Churches in Finland and Sweden avoided a collective statement on their countries’ applications, despite their outraged opposition to Russia’s invasion of Ukraine.

“NATO membership has been raised at our Church’s General Synod, and it was established that this lies outside the Church’s responsibility and competence,” the Church of Sweden’s press officer, Lina Beutler, said on Tuesday.

“It isn’t a pastoral matter, or something for us to hold a joint opinion about. If Christians are worried about the associated dangers, it’s up to local congregations to counsel them.”

The Evangelical Lutheran Bishop of Mikkeli, in Finland, the Rt Revd Seppo Antero Häkkinen, said that his Church accepted “armed national defence” when “sovereignty, democracy, and human rights are threatened”, but that Finns should “ultimately take responsibility for defending their borders and social order.

“Decision-making power belongs to our country’s state leadership; NATO membership isn’t the end of foreign and security policy, but the beginning,” Bishop Häkkinen said in a statement last week. “It’s important for the Church to be able to build peace, trust, and mutual understanding, even in this new situation.”

Finland and Sweden are expected to join the Alliance — incorporating 3.5 million military personnel in 30 countries — by the end of this year, placing both countries, previously neutral EU members, under NATO’s collective security umbrella.

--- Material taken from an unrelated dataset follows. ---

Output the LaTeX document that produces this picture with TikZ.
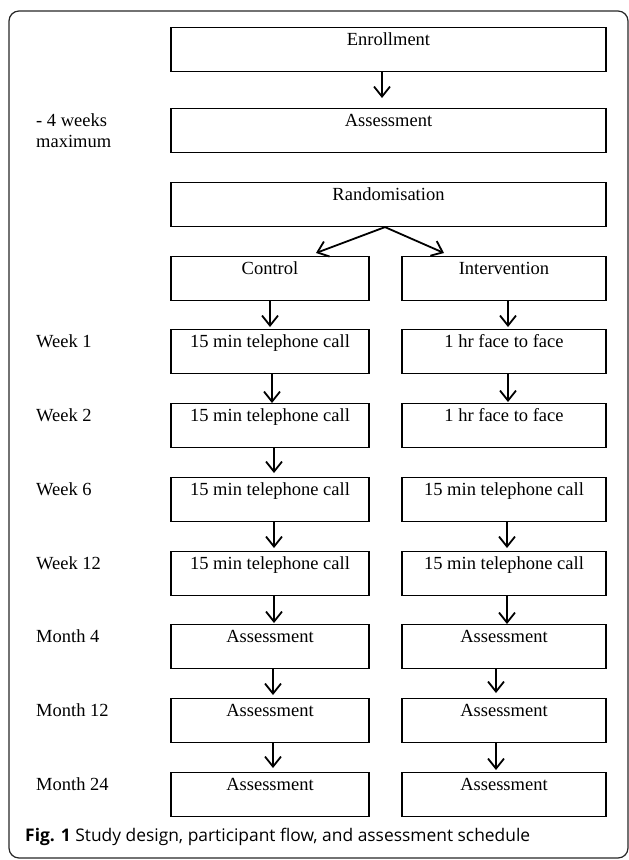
\documentclass[tikz,border=0pt]{standalone}
\usepackage{fontspec}
\setmainfont{Liberation Serif}
\newfontfamily\capfont{Open Sans}
\usetikzlibrary{arrows.meta}

\tikzset{
  box/.style={draw, line width=1.1pt, inner xsep=0pt, inner ysep=0pt,
    text height=18pt, text depth=26pt, anchor=north,
    font=\fontsize{18.5}{22}\selectfont},
  widebox/.style={box, minimum width=435pt},
  ctrlbox/.style={box, minimum width=198pt},
  intbox/.style={box, minimum width=204pt},
  when/.style={anchor=base west, inner sep=0pt, font=\fontsize{18.5}{21}\selectfont},
  arr/.style={-{Straight Barb[length=10pt,width=16pt]}, line width=1.8pt}
}

\begin{document}
\begin{tikzpicture}[x=1pt,y=-1pt]
\useasboundingbox (0,0) rectangle (629,860);
\draw[line width=1.2pt, rounded corners=10pt, black!85] (9,11) rectangle (628,858);

% top part
\node[widebox] (enroll) at (388.5,27) {Enrollment};
\node[widebox] (assess) at (388.5,108) {Assessment};
\node[widebox] (random) at (388.5,182) {Randomisation};
\node[ctrlbox] (control) at (270,256) {Control};
\node[intbox] (interv) at (504,256) {Intervention};
\node[anchor=west, align=left, inner sep=0pt, font=\fontsize{18.5}{21}\selectfont] (lbl0) at (36,131) {- 4 weeks\\maximum};

% control arm
\node[ctrlbox] (c1) at (270,329) {15 min telephone call};
\node[ctrlbox] (c2) at (270,403) {15 min telephone call};
\node[ctrlbox] (c3) at (270,477) {15 min telephone call};
\node[ctrlbox] (c4) at (270,551) {15 min telephone call};
\node[ctrlbox] (c5) at (270,624) {Assessment};
\node[ctrlbox] (c6) at (270,698) {Assessment};
\node[ctrlbox] (c7) at (270,772) {Assessment};

% intervention arm
\node[intbox] (i1) at (504,329) {1 hr face to face};
\node[intbox] (i2) at (504,403) {1 hr face to face};
\node[intbox] (i3) at (504,477) {15 min telephone call};
\node[intbox] (i4) at (504,551) {15 min telephone call};
\node[intbox] (i5) at (504,624) {Assessment};
\node[intbox] (i6) at (504,698) {Assessment};
\node[intbox] (i7) at (504,772) {Assessment};

% time points
\node[when] (lbl1) at (36,347) {Week 1};
\node[when] (lbl2) at (36,421) {Week 2};
\node[when] (lbl3) at (36,495) {Week 6};
\node[when] (lbl4) at (36,569) {Week 12};
\node[when] (lbl5) at (36,642) {Month 4};
\node[when] (lbl6) at (36,716) {Month 12};
\node[when] (lbl7) at (36,790) {Month 24};

% arrows
\draw[arr, shorten >=10pt] ([xshift=-6.5pt]enroll.south) -- ([xshift=-6.5pt]assess.north);
\draw[arr] ([xshift=-3.5pt]random.south) -- ([xshift=46pt,yshift=3pt]control.north);
\draw[arr] ([xshift=-3.5pt]random.south) -- ([xshift=-60pt,yshift=3pt]interv.north);

\draw[arr, shorten >=2pt] (control.south) -- (c1.north);
\draw[arr] ([xshift=2pt]c1.south) -- ([xshift=2pt]c2.north);
\draw[arr, shorten >=4pt] ([xshift=4pt]c2.south) -- ([xshift=4pt]c3.north);
\draw[arr, shorten >=3pt] ([xshift=4pt]c3.south) -- ([xshift=4pt]c4.north);
\draw[arr, shorten >=1pt] ([xshift=4pt]c4.south) -- ([xshift=4pt]c5.north);
\draw[arr, shorten >=3pt] ([xshift=3pt]c5.south) -- ([xshift=3pt]c6.north);
\draw[arr, shorten >=4pt] ([xshift=3pt]c6.south) -- ([xshift=3pt]c7.north);

\draw[arr, shorten >=2pt] ([xshift=4pt]interv.south) -- ([xshift=4pt]i1.north);
\draw[arr, shorten >=1pt] ([xshift=4pt]i1.south) -- ([xshift=4pt]i2.north);
\draw[arr, shorten >=3pt] ([xshift=3pt]i3.south) -- ([xshift=3pt]i4.north);
\draw[arr] ([xshift=3pt]i4.south) -- ([xshift=3pt]i5.north);
\draw[arr, shorten >=5pt] ([xshift=-8pt]i5.south) -- ([xshift=-8pt]i6.north);
\draw[arr, shorten >=2pt] ([xshift=-8pt]i6.south) -- ([xshift=-8pt]i7.north);

% caption
\node[anchor=base west, inner sep=0pt, font=\capfont\fontsize{17.4}{20}\selectfont] (cap) at (25,841)
  {\textbf{Fig. 1} Study design, participant flow, and assessment schedule};
\end{tikzpicture}
\end{document}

Confirmation of the planned move came as Finnish and Swedish troops took part in NATO exercises in the Baltic, alongside separate manoeuvres in Poland, Germany, and North Macedonia, and was accompanied by warnings from President Putin of Russia against the deployment of bases or “military infrastructure” on their territory.
Turkey has threatened to veto the two countries’ accession, referring to their hosting of Kurdish exiles and past support for weapons sanctions against Ankara.

Sweden’s Christian Council, grouping 26 member-Churches, criticised a mutual support memorandum with NATO in 2015, saying that there was a lack of public consultation. Since then, though, it has vigorously condemned the Russian invasion of Ukraine, warning in an April statement that it was also considering the “ecumenical consequences”.

In a Lenten appeal, bishops from the Evangelical Lutheran Church of Finland also condemned Russia’s attack as a “crime against international justice and sin against God”. In a statement on 3 May, the Primate, the Archbishop of Turk, the Most Revd Tapio Luoma, said that the war demonstrated that “rules of the game created by international agreements” were being ignored.

Addressing an ecumenical prayer meeting on 9 May, Bishop Häkkinen said that Moscow had used “deception” and a “culture of lying”, and risked becoming “a rogue state rejected by the international community”.

Russian soldiers had “systematically stolen, tortured, raped, and killed civilians”, and the actions of the Russian Orthodox Patriarch Kirill had been “a grave disappointment both to his own faithful and to ecumenical partners. Unfortunately, democracy and human rights must sometimes be defended by means of tough security — it’s time has come,” the Bishop said.

His Church amended its annual budget this month to donate €500,000 to Ukraine. “The Russian leadership needs to know this: today, the world is watching with contempt the lewd parades of the Russian army of rapists. They are celebrating deeds deserving not honour but shame,” he said.